= GIVEN EXERCISE =
Reproduce all of the data exactly, with no line skipped.
== RECORDED INFORMATION ==
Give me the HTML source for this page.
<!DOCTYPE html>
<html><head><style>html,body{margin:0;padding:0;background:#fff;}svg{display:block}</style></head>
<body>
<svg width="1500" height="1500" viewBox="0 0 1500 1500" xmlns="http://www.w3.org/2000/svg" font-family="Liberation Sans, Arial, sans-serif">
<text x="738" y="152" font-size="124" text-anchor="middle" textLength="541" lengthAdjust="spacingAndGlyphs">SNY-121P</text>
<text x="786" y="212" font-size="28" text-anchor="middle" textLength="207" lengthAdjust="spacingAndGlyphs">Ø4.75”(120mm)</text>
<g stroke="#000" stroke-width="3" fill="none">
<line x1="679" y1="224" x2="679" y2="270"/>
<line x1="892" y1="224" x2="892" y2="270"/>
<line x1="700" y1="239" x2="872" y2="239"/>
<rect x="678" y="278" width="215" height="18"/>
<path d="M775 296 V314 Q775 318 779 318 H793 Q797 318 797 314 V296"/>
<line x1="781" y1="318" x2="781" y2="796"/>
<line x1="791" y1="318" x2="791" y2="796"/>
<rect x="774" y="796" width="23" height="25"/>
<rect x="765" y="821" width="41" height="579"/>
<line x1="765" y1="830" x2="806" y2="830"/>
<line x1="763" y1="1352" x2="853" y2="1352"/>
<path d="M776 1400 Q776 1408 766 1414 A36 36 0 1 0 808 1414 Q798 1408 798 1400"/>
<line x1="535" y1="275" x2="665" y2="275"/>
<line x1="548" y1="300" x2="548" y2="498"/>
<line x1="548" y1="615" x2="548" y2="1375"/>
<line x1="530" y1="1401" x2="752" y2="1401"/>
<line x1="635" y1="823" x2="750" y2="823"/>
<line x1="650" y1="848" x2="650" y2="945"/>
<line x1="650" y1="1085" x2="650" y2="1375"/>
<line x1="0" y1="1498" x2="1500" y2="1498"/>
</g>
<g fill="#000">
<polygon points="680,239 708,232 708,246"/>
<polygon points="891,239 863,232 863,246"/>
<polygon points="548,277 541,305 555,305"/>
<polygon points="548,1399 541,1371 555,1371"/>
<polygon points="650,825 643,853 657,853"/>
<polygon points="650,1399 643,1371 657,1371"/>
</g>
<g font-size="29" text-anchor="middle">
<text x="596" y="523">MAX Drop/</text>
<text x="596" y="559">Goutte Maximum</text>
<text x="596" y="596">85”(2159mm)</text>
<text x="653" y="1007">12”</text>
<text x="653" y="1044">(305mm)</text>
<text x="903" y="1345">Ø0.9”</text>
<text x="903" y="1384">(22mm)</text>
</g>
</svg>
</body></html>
===
= ANSWER IN FULL =
Give me the HTML source for this page.
<!DOCTYPE html>
<html><head><style>html,body{margin:0;padding:0;background:#fff;}svg{display:block}</style></head>
<body>
<svg width="1500" height="1500" viewBox="0 0 1500 1500" xmlns="http://www.w3.org/2000/svg" font-family="Liberation Sans, Arial, sans-serif">
<text x="738" y="152" font-size="124" text-anchor="middle" textLength="541" lengthAdjust="spacingAndGlyphs">SNY-121P</text>
<text x="786" y="212" font-size="28" text-anchor="middle" textLength="207" lengthAdjust="spacingAndGlyphs">Ø4.75”(120mm)</text>
<g stroke="#000" stroke-width="3" fill="none">
<line x1="679" y1="224" x2="679" y2="270"/>
<line x1="892" y1="224" x2="892" y2="270"/>
<line x1="700" y1="239" x2="872" y2="239"/>
<rect x="678" y="278" width="215" height="18"/>
<path d="M775 296 V314 Q775 318 779 318 H793 Q797 318 797 314 V296"/>
<line x1="781" y1="318" x2="781" y2="796"/>
<line x1="791" y1="318" x2="791" y2="796"/>
<rect x="774" y="796" width="23" height="25"/>
<rect x="765" y="821" width="41" height="579"/>
<line x1="765" y1="830" x2="806" y2="830"/>
<line x1="763" y1="1352" x2="853" y2="1352"/>
<path d="M776 1400 Q776 1408 766 1414 A36 36 0 1 0 808 1414 Q798 1408 798 1400"/>
<line x1="535" y1="275" x2="665" y2="275"/>
<line x1="548" y1="300" x2="548" y2="498"/>
<line x1="548" y1="615" x2="548" y2="1375"/>
<line x1="530" y1="1401" x2="752" y2="1401"/>
<line x1="635" y1="823" x2="750" y2="823"/>
<line x1="650" y1="848" x2="650" y2="945"/>
<line x1="650" y1="1085" x2="650" y2="1375"/>
<line x1="0" y1="1498" x2="1500" y2="1498"/>
</g>
<g fill="#000">
<polygon points="680,239 708,232 708,246"/>
<polygon points="891,239 863,232 863,246"/>
<polygon points="548,277 541,305 555,305"/>
<polygon points="548,1399 541,1371 555,1371"/>
<polygon points="650,825 643,853 657,853"/>
<polygon points="650,1399 643,1371 657,1371"/>
</g>
<g font-size="29" text-anchor="middle">
<text x="596" y="523">MAX Drop/</text>
<text x="596" y="559">Goutte Maximum</text>
<text x="596" y="596">85”(2159mm)</text>
<text x="653" y="1007">12”</text>
<text x="653" y="1044">(305mm)</text>
<text x="903" y="1345">Ø0.9”</text>
<text x="903" y="1384">(22mm)</text>
</g>
</svg>
</body></html>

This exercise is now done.